У него почему-то схватило холодом сердце и в горле пересохло.
– Парень, парень, жених, – подтвердила его худшие предположения бабулька и даже закивала. – Они с детства вместе, а теперь вот Коленька спину сломал, так она от него не отходит!
– Спасибо, – сухим горлом поблагодарил Генералов и заторопился уйти.
– Подожди! – попыталась остановить его соседка. – Ты чего хотел-то? Что Аглае-то передать?
– Ничего, – быстро спускаясь по лестнице, уверил Глеб. – Я ей позвоню.
Много чего, как оказалось, не знал Глеб Генералов, пока не столкнулся с настоящим чувством. Не знал, что может быть так больно, и что накрывает глухая темная тоска ночами, и что иногда выть хочется! И смотрят, смотрят на тебя из прошлого, из несбывшегося и придуманного настоящего печальные серо-голубые глаза, полные грусти.
Он много чего умел, пришлось научиться еще кое-чему – без претензий и обид отпускать несбывшиеся желания, мечты, надежды и женщину, которую полюбил. Жить и идти дальше.
Глеб много работал, много ездил, заводил романы с женщинами – жизнь катилась своим чередом, один раз даже подумывал жениться.
Девушка Марина была молодой, амбициозной, с большими планами на будущее, в которые помимо карьеры входили еще и дети в количестве
И рискнул еще раз попробовать жить вместе, и у них получалось сначала, и даже неплохо! Но вскоре выяснилось, что у девушки Марины помимо серьезных жизненных планов имеется склонность ревновать болезненно, шизофренично, следствием чего стала привычка следить, проверять, подсматривать, подслушивать, контролировать, устраивать допросы.
Увы, придется девушке Марине заводить троих детей с каким-то иным мужчиной.
И почему-то после непростого бурного расставания с ней Глеб однажды почувствовал, что устал. Не физически, а душевно, морально.
Однажды лежал ночью и никак не мог заснуть, все крутилось что-то в голове, не успокаивалось, и неожиданно ясная мысль словно ударила в сознание! Он понял, что устал от жарких стран, от песков и пальм, от слепящего солнца, от бесконечной ответственности и постоянной настороженности, от жизни в режиме готовности к любой опасности и подставам, от людской жадности, расчетливости, от арабского менталитета.

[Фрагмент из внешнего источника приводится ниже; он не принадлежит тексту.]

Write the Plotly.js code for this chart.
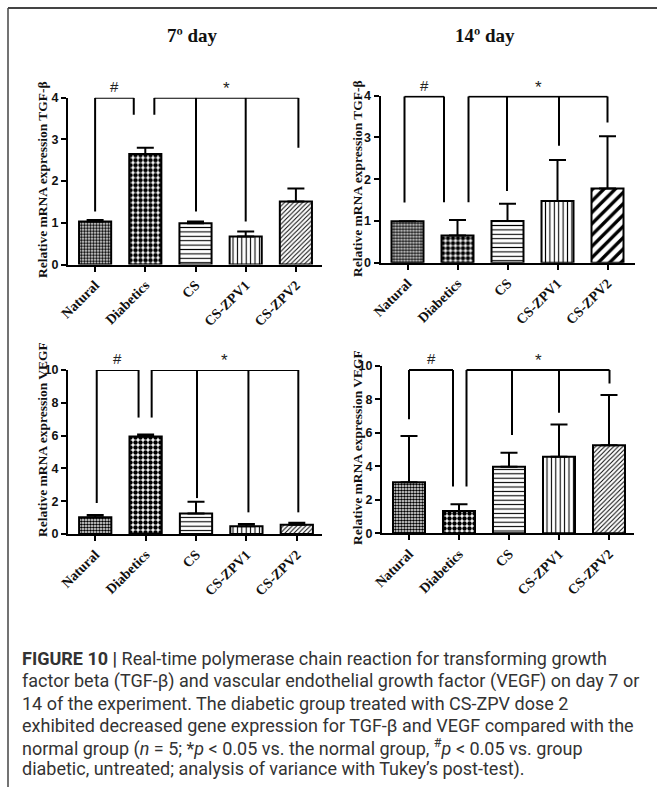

Он тяжело пережил смерть деда год назад. Семен Корнеевич был для Глеба не просто дедушкой, наставником, учителем – он являлся его другом. Они дружили с младенчества Глеба основательно, по-мужски. Глеб вспоминал себя маленького, лет трех, наверное, когда он приходил к деду в кабинет, пыхтя от усердия, забирался на высокий стул возле его письменного стола, устраивался, поерзав, поудобней и старательно повторял жест Семена Корнеевича, сопровождавший раздумье, – пальцы одной руки упираются в пальцы другой.
Дед не посмеивался над ним, а серьезно кивал и, отодвигая все важные дела, читал ему сказки. У Глеба с дедом была глубокая духовная близость и привязанность, пожалуй, даже больше, чем с отцом.
Семен Корнеевич умер во сне, не дожив до своего девяностолетия два года, ничем серьезно не болея, так, сердчишко пошаливало. И решило остановиться.
Когда мы теряем родных, любимых и близких, мы плачем о себе. Как же мы теперь без них? И чувствуем себя брошенными и беззащитными без их любви.
Генералов не плакал, но потерю деда переживал болезненно и тяжело.
И еще, прикинув, посчитав, понял, что не отдыхал от дел и работы больше десяти лет.
И, как бывает, непонятным чудесным образом пришли перемены, еще не званные и не обдуманные до конца.
Буквально через пару месяцев после его ночных размышлений родителей пригласили на золотую свадьбу их давние друзья. А отмечали они это событие где-то в Предуралье, в каком-то поселке, в котором жили их родственники.
– Зачем так сложно, – спросил он тогда у отца. – Черт-те где, да еще и у родственников?